• Dataset section:

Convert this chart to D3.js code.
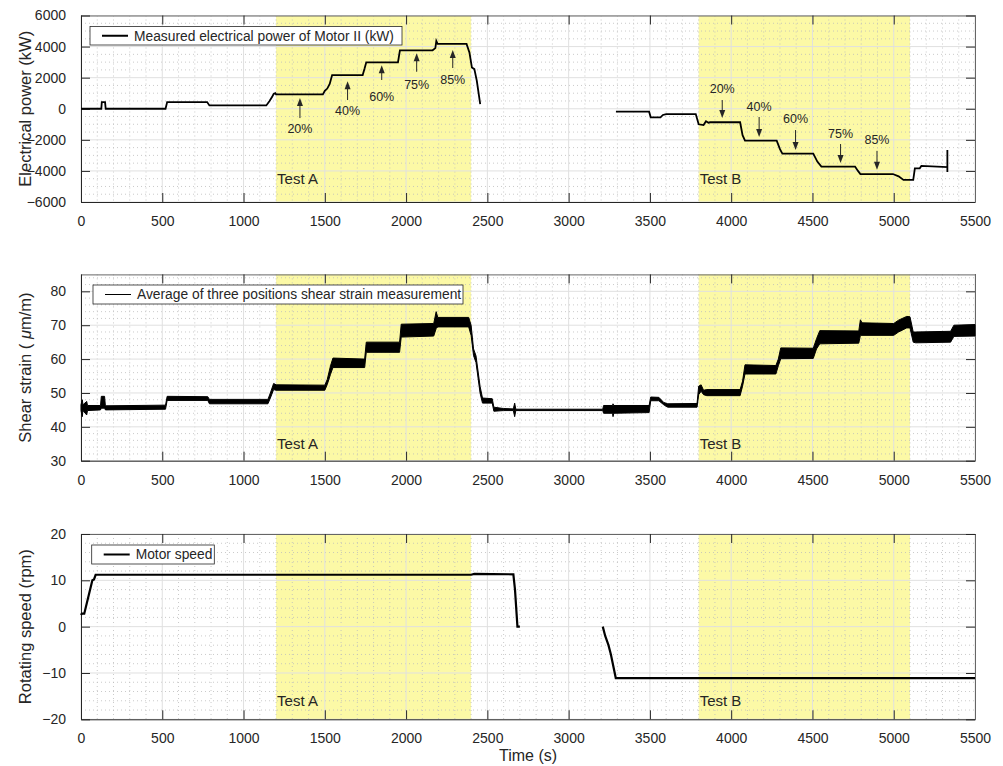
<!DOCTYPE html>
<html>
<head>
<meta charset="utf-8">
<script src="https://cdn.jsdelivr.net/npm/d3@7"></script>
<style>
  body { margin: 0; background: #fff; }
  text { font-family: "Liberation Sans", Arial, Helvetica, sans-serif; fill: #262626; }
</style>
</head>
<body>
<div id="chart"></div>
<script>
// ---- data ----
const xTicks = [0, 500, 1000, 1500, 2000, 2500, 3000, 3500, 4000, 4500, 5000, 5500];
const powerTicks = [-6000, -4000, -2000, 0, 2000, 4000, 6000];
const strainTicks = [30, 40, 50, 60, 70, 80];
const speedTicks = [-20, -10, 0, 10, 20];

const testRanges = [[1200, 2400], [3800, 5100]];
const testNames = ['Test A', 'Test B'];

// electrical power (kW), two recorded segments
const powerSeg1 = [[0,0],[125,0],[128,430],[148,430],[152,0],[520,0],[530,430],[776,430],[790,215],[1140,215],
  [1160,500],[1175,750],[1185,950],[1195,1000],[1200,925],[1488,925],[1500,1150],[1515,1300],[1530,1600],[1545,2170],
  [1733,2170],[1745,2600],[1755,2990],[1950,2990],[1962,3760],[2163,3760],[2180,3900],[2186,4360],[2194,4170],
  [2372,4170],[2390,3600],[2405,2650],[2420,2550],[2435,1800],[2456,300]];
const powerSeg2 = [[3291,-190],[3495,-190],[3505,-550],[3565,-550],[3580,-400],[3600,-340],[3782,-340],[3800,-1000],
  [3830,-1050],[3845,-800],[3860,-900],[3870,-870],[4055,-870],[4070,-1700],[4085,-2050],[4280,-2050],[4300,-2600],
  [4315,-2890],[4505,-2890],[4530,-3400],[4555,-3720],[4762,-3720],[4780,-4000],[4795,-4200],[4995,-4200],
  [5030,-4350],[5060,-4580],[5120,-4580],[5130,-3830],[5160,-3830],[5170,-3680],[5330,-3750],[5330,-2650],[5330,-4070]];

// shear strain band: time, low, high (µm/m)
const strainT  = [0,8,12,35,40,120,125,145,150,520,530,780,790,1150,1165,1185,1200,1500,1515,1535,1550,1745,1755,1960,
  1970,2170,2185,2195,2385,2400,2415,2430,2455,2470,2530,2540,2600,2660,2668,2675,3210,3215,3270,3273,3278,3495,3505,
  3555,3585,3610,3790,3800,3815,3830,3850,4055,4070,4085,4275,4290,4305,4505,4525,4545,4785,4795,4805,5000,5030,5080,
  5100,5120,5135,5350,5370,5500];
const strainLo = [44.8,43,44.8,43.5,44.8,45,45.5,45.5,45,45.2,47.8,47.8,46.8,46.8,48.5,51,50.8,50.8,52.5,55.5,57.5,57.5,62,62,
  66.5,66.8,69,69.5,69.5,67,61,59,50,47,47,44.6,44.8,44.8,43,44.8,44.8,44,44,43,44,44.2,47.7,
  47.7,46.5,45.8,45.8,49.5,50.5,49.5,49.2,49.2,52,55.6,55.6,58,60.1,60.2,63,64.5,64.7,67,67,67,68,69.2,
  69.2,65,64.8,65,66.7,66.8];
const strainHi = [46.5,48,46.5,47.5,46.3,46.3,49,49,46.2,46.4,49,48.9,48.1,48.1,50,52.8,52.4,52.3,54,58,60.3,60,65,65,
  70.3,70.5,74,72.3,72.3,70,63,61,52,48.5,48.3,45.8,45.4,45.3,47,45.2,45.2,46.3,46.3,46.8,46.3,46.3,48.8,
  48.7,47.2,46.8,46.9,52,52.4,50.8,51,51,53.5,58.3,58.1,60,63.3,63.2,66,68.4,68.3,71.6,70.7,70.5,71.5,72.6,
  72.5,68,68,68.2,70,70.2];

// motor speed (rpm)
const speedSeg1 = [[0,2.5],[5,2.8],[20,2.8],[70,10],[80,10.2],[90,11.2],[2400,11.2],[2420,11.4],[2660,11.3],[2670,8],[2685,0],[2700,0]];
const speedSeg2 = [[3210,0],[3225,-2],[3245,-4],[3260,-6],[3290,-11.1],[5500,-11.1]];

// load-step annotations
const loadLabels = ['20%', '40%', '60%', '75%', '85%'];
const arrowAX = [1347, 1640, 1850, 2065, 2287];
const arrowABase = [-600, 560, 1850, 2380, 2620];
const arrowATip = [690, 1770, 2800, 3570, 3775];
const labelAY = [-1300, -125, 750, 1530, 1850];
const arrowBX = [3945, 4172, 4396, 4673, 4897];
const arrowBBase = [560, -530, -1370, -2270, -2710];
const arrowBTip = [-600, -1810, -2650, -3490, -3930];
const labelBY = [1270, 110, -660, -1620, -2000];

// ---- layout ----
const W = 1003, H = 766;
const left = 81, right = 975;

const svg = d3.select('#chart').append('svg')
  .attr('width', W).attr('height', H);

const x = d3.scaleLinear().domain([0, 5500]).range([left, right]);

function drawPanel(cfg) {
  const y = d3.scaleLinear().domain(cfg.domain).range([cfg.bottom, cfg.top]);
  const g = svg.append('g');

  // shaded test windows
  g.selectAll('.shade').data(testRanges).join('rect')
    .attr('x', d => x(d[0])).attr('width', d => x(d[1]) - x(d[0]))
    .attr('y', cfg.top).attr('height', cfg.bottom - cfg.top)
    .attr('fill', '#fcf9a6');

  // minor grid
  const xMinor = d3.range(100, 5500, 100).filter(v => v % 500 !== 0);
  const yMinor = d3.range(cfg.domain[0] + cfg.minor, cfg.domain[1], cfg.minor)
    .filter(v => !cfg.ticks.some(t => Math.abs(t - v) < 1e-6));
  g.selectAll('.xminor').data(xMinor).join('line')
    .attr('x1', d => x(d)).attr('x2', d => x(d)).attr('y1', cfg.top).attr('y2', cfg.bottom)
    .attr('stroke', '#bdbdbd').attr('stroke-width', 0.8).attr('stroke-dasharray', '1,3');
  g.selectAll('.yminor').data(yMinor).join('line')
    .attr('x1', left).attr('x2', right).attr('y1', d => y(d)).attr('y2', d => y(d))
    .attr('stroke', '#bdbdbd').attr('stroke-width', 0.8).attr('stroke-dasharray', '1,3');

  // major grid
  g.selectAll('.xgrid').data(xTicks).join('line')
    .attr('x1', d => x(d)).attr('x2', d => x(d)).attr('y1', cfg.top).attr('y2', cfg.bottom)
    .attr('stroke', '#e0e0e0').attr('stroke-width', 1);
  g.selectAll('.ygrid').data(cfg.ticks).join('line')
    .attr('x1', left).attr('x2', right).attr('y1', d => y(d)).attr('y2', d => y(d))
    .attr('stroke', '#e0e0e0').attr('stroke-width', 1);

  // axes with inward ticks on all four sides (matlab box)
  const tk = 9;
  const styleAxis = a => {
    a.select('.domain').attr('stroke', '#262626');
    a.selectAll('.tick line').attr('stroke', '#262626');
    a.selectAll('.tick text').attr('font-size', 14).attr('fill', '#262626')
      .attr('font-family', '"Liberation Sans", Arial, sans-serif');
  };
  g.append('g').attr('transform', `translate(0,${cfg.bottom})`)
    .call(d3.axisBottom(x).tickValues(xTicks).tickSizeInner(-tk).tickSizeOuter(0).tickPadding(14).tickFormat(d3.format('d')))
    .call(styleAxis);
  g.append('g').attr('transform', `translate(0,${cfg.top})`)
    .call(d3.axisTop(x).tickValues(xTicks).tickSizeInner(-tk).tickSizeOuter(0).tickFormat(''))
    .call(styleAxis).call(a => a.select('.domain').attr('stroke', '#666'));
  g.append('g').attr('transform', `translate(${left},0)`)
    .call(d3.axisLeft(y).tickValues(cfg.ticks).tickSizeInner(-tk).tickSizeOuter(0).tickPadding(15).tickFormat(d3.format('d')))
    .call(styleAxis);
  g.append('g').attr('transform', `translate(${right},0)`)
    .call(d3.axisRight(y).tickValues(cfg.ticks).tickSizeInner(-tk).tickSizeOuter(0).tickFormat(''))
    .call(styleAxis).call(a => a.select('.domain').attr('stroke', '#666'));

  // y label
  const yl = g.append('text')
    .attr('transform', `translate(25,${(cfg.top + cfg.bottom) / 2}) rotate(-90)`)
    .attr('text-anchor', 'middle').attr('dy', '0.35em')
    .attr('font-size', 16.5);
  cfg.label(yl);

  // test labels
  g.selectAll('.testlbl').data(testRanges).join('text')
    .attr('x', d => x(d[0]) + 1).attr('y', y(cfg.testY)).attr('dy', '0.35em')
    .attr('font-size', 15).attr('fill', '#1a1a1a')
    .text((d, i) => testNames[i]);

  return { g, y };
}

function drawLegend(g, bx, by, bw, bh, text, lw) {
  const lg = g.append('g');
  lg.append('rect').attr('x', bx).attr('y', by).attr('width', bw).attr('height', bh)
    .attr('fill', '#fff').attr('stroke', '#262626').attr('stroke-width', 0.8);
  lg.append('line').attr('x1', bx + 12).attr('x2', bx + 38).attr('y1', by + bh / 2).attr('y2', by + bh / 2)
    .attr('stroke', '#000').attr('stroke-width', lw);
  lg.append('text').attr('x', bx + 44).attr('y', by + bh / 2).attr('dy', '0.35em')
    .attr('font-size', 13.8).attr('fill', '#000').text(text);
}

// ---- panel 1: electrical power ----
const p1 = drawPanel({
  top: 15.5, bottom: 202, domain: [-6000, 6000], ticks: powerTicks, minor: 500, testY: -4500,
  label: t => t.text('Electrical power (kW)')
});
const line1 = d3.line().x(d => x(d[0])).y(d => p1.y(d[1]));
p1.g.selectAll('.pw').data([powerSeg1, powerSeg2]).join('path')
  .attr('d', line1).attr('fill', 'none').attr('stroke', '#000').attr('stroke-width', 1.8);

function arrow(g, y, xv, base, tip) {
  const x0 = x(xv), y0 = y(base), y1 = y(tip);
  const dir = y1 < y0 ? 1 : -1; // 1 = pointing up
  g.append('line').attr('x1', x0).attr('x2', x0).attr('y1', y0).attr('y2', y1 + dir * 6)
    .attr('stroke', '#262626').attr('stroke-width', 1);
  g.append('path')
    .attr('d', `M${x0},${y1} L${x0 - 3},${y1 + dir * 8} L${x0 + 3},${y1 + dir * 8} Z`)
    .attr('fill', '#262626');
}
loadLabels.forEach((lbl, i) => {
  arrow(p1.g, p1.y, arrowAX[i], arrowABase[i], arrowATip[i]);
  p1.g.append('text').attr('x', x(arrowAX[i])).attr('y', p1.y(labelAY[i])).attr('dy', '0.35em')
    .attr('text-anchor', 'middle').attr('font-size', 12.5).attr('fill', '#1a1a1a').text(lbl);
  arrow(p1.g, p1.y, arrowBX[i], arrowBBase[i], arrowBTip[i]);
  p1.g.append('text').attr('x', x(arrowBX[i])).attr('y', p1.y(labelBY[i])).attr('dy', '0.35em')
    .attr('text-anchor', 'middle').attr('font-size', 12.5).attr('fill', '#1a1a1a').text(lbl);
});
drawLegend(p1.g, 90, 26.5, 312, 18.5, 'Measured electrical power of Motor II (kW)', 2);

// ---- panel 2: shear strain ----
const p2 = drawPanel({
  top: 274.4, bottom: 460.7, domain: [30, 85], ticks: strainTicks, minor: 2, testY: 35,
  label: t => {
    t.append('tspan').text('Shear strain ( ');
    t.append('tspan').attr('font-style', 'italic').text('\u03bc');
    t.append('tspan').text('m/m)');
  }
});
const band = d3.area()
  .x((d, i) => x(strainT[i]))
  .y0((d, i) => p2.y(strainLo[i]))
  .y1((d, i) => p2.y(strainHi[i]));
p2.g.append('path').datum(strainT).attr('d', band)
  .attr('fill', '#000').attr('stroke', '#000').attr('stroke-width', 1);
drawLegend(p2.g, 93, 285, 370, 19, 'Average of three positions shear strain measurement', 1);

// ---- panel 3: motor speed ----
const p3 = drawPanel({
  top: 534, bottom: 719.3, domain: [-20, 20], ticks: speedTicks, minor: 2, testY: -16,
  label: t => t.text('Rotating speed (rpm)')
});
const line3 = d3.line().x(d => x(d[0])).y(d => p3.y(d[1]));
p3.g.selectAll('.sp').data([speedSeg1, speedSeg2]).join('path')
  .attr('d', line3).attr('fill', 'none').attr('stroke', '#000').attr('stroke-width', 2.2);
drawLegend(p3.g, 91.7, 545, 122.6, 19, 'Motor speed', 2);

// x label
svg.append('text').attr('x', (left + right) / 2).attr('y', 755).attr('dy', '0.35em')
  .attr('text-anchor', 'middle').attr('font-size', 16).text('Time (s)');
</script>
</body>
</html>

• Work to do:
From the first line of the material down to the line containing "const testNames = ['Test A', 'Test B'];", inclusive, return each line exactly, skipping any picture.

• Answer to the task:
Convert this chart to D3.js code.
<!DOCTYPE html>
<html>
<head>
<meta charset="utf-8">
<script src="https://cdn.jsdelivr.net/npm/d3@7"></script>
<style>
  body { margin: 0; background: #fff; }
  text { font-family: "Liberation Sans", Arial, Helvetica, sans-serif; fill: #262626; }
</style>
</head>
<body>
<div id="chart"></div>
<script>
// ---- data ----
const xTicks = [0, 500, 1000, 1500, 2000, 2500, 3000, 3500, 4000, 4500, 5000, 5500];
const powerTicks = [-6000, -4000, -2000, 0, 2000, 4000, 6000];
const strainTicks = [30, 40, 50, 60, 70, 80];
const speedTicks = [-20, -10, 0, 10, 20];

const testRanges = [[1200, 2400], [3800, 5100]];
const testNames = ['Test A', 'Test B'];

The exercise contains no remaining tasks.